Because everything’s a little easier, a little more perfect, at a safe distance.
Last night I went on a walk to close some gates in our home pasture and check a couple juneberry patches.
Juneberries are a special treat around here. Like wild mini-blueberries, if they show up, they show up around this time to much fan fare for those of us who know people who make pies.
Juneberries make the best pies in the world.
Probably because getting to them before the frost kills them or the birds eat them up is so rare, and the entire task of picking enough of the little purple berries sends you to the most mosquito and tick infested, hot, thorny, itchiest places in the free world, so finally making and tasting a Juneberry pie is like completing some prairie, culinary, ironman marathon.
Only better and more gratifying, because, well, pie.
Anyway, my little stroll before sunset was only mildly successful. The gates on this place were made to be shut only by Thor himself. Or the Hulk. Or some hybrid of a bear-man. By the time I grunted and groaned, used my entire body weight trying to push the two posts together to maybe, possibly, for the love of Dolly Parton, stretch the three wires tight enough to get the little wire loop over the top of the scrawny post, I was sweating, cussing, bleeding and wondering how I missed the yeti that we apparently hired to fix the gates on this place.
I called Husband on my cell phone (who was inside the house with the baby, like twenty yards away) and told him there’s no way in hell I’m ever getting that damn gate shut and that shutting the damn gates was his job from now on who the hell do you think I am what the hell is this all about who in their right mind makes gates that tight good gawd sweet mercy Martha Stewart.
And, if you’re wondering, the gate on the other side of that pasture went about the same way…
Anyway, on my way I did in fact locate a big ‘ol juneberry patch. But the best berries, of course, were hanging out about fifteen feet above my head at the very tops of the bushes. And to get to them I had to wade through thorny bushes up to my armpits. But some of those thorny bushes had raspberries growing on them, so that was a win.
I proceeded to eat every ripe red berry I could find.
Even the one with the worm on it…which I discovered after I put it in my mouth and crunched.
So that was a loss.
Yes, the raspberries, worms and all, were within my reach. The juneberries, not so much. But tonight I’m going to use my best convincing skills to see if Husband might want to come with me to back our old pickup up to that bush, stand in the box, brave the mosquitos and pick us some berries.
Anyway, when I got home I discovered that apparently wading up to my armpits in thorny brush to pick raspberries was not only a good way to accidentally eat a worm, but, even better, it’s a great way to acquire 500 wood ticks.
I came home and picked off a good fifteen or so. Stripped down to my undies, checked myself out in the mirror, sat down on the chair and proceeded to pick off at least five more.

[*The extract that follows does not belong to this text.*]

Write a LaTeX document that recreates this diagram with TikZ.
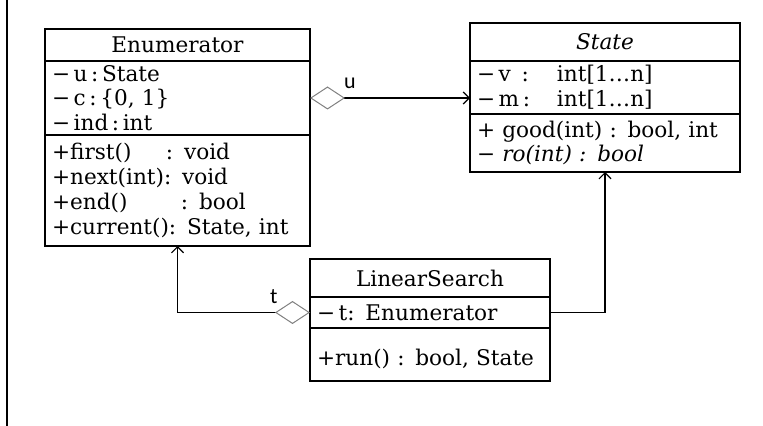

When I crawled into bed I wondered out loud to Husband what time of night I would wake up to a tick crawling across my face. He made a guess. I made a guess.
But we were both wrong.
At about 12:30 or so, just as I had drifted into a really nice slumber, I was indeed awoken by a tick…but it wasn’t crawling across my face. No.

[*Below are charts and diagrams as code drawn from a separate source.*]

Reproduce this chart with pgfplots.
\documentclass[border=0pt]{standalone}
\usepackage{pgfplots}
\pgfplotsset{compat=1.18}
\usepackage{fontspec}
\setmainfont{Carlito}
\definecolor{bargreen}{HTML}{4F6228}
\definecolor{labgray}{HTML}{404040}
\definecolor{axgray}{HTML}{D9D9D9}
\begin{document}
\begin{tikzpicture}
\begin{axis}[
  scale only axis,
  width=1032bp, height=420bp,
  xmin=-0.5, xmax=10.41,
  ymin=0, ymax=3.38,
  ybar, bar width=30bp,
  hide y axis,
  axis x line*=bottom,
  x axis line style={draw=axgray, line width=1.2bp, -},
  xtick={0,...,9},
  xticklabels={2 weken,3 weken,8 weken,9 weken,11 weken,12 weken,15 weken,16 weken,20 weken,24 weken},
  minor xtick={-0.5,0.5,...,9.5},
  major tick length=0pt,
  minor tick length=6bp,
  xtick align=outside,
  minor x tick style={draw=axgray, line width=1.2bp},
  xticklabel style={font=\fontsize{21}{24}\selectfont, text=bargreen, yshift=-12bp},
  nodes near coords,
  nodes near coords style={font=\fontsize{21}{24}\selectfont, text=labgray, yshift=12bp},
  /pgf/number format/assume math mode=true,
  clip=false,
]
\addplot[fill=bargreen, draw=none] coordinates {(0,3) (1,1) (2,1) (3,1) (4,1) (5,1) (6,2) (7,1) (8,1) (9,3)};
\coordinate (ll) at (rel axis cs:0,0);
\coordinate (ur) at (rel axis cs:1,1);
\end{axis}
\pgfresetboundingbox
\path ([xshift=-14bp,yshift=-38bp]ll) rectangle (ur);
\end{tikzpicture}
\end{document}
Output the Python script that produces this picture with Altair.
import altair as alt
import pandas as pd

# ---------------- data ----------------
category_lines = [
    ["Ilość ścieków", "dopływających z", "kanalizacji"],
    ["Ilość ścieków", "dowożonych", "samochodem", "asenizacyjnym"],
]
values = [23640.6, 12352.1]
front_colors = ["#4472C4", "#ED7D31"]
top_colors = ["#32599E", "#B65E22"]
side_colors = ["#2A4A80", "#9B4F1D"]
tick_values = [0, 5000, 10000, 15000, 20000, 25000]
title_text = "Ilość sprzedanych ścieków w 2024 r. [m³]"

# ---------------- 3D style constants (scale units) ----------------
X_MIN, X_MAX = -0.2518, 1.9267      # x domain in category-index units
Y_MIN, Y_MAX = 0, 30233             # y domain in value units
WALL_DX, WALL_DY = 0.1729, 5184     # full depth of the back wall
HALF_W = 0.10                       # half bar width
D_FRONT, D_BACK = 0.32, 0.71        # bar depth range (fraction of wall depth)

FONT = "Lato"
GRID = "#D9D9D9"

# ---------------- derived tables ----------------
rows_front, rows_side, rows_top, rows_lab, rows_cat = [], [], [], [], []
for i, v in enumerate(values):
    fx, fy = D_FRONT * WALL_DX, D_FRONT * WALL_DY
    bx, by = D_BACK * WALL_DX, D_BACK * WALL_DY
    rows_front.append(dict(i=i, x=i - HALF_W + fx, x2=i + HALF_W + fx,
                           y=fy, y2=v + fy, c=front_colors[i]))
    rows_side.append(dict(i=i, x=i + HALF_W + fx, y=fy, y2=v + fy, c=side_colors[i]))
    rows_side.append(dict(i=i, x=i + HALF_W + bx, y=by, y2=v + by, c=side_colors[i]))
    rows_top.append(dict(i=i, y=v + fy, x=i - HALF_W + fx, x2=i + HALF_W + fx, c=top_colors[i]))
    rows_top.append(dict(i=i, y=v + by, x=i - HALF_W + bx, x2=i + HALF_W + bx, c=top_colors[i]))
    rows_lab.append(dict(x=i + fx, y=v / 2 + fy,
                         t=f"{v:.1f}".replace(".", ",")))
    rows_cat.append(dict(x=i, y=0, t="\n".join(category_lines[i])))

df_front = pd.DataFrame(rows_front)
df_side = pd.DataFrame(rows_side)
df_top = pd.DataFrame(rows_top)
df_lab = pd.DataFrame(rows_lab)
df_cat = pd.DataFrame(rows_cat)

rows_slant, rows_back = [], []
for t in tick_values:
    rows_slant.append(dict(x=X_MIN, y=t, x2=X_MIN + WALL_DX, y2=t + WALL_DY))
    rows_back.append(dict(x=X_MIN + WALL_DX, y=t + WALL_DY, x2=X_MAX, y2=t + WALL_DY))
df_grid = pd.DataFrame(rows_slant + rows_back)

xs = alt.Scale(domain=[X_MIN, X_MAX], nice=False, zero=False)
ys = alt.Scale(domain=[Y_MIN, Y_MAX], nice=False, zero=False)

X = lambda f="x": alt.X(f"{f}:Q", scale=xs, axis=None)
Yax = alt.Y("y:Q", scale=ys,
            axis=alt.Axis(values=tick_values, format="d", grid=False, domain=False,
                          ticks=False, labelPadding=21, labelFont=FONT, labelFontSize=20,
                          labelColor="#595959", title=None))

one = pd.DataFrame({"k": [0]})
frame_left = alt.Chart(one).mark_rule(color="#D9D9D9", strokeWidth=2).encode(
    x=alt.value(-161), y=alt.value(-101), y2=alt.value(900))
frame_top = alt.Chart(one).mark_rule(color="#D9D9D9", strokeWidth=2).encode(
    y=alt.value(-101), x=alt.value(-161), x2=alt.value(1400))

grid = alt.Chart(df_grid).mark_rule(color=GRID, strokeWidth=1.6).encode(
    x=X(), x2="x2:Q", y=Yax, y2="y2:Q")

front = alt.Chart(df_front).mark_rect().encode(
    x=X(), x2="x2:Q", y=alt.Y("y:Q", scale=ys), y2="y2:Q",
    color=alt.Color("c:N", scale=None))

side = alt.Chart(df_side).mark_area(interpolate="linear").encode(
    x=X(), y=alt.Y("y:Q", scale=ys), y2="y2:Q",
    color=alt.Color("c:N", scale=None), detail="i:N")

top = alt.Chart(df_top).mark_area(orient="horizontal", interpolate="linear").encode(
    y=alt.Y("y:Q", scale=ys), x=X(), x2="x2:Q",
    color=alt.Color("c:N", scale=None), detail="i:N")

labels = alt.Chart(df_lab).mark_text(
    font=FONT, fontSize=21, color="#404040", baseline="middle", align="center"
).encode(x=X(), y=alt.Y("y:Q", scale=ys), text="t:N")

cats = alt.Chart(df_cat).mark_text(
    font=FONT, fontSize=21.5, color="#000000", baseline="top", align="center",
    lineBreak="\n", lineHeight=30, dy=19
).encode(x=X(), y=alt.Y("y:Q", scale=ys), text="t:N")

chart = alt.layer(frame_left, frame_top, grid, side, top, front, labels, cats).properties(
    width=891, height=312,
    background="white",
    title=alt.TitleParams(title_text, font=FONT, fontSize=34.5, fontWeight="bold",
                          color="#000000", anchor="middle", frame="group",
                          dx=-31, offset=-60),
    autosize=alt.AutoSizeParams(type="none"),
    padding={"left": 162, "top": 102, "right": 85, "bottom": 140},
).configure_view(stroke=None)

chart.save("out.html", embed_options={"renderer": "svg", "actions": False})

It was crawling toward my butt crack.
Thank good gawd sweet mercy Martha Stewart, I cut him off at the pass…
Ugh, all I wanted to do was close some freakin’ gates…
I’m having gardener’s remorse.
Up until now I didn’t know that was a thing, but it’s a thing.

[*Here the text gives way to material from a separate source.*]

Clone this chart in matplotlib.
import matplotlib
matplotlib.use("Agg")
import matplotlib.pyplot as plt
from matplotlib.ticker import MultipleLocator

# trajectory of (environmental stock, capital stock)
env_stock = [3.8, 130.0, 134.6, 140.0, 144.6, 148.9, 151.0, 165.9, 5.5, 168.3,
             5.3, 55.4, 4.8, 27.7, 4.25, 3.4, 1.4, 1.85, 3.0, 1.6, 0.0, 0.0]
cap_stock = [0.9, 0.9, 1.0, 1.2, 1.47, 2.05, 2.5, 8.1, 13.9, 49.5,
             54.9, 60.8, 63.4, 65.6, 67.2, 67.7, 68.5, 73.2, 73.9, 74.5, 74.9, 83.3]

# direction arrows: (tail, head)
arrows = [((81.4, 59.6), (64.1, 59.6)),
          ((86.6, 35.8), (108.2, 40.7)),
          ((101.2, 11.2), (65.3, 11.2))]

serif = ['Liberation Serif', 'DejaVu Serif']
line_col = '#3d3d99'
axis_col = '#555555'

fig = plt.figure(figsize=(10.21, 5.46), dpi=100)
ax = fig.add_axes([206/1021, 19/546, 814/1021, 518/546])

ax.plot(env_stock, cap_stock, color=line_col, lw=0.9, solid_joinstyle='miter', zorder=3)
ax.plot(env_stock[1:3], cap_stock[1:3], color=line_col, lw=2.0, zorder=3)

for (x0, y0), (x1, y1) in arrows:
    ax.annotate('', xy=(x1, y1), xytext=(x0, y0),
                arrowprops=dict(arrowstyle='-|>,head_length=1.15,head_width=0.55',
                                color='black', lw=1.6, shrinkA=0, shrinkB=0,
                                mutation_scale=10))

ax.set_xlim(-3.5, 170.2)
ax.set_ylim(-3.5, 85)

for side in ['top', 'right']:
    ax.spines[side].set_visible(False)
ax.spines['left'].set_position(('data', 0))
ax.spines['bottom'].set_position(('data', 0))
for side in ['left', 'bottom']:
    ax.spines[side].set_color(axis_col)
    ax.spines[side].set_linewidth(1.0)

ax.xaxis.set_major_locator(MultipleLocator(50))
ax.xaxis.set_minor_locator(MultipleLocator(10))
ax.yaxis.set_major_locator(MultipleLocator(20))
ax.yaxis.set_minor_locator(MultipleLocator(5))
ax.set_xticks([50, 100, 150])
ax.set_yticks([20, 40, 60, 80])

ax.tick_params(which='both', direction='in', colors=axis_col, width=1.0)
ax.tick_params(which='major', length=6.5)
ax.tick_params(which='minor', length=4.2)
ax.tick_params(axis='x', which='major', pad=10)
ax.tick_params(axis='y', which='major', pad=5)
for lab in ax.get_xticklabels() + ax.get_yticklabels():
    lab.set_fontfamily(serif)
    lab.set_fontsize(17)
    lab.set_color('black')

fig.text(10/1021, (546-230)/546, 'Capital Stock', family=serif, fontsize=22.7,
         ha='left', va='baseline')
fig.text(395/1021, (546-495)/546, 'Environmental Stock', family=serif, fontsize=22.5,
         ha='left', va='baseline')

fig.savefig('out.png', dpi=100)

My big fat mouth got me in trouble last year when I went around waving my giant carrots and perfect, beautiful green beans around like I was Queen of the Prairie and I opened up a can of worms that’s too full now to close.
Yup, you probably remember it from last year. I dared say “My garden’s better than your garden” to Pops and now he’s throwing down the gauntlet.
And it’s not looking good for me.
In fact, at this point, I think I’ll be lucky to get a radish, seeing how, after ten trips to the garden (and ten back inside to soothe a fussy baby) I finally got the thing in a few weeks ago and now, no matter how I squint, I am pretty certain my peas are not coming up.
And neither is the spinach.
But even if they did decide to make an appearance, it would have only been to face the magic cow who somehow got by the dogs and the fence to take a little stroll through the beans and a stomp on the cucumbers, the only vegetation in the entire plot that showed promise, besides the thistle.
Meanwhile, down the road, Pops, who’s typically a pretty laid back horticulturalist, went to a special store and bought sheep poop for crying out loud!
I saw it in bags on his driveway in April and I knew shit was about to get real, in more ways than one you know…
And, before he had to endure last year’s episode of coming over to ask for tomatoes because his had contracted some unsightly spots, Pops would have shared this useful little gardening tip with me.
But not now. Nope. Because I guess I was a little too cocky about my endless supply of cucumbers and those spotless tomatoes, and, well, he’s just not having it.
Not this year.
This year he bought sheep poop.
And I’m not positive, but I think he let that cow in my yard…
Coming Home: Reaping what I sowed with garden boasting
by Jessie Veeder
Lord, it’s good to be humble.
It’s a lesson I’ve implemented in my daily life since discovering, at a young age, just as soon as I think things are moving along swimmingly is about the exact time I fall on my face.
Unless it comes to mini golf. Or bowling. Or board games … you know, all the things that matter most in life.
Yeah, give me a tiny golf club and I’ll ride it around the mini-golf course, galloping and whooping at my (lucky) hole-in-one. My team guesses my spot-on impression of Cher during a heated game of charades, and I am queen of the living room.
Get a strike in bowling, and the entire alley gets to witness my shopping cart/running man/stir-the-butter victory moves.
It’s obnoxious. People stare. And unless they’re on my team in charades, it makes my family roll their eyes.
But I’m afraid I’ve stepped out of my boasting comfort zone, taking that happy dance from the safety of the bowling alley and into a place where I might require a little more skill and a little less booze.
A place where talent and knowledge has been honed and passed on through the centuries by the masters of the craft.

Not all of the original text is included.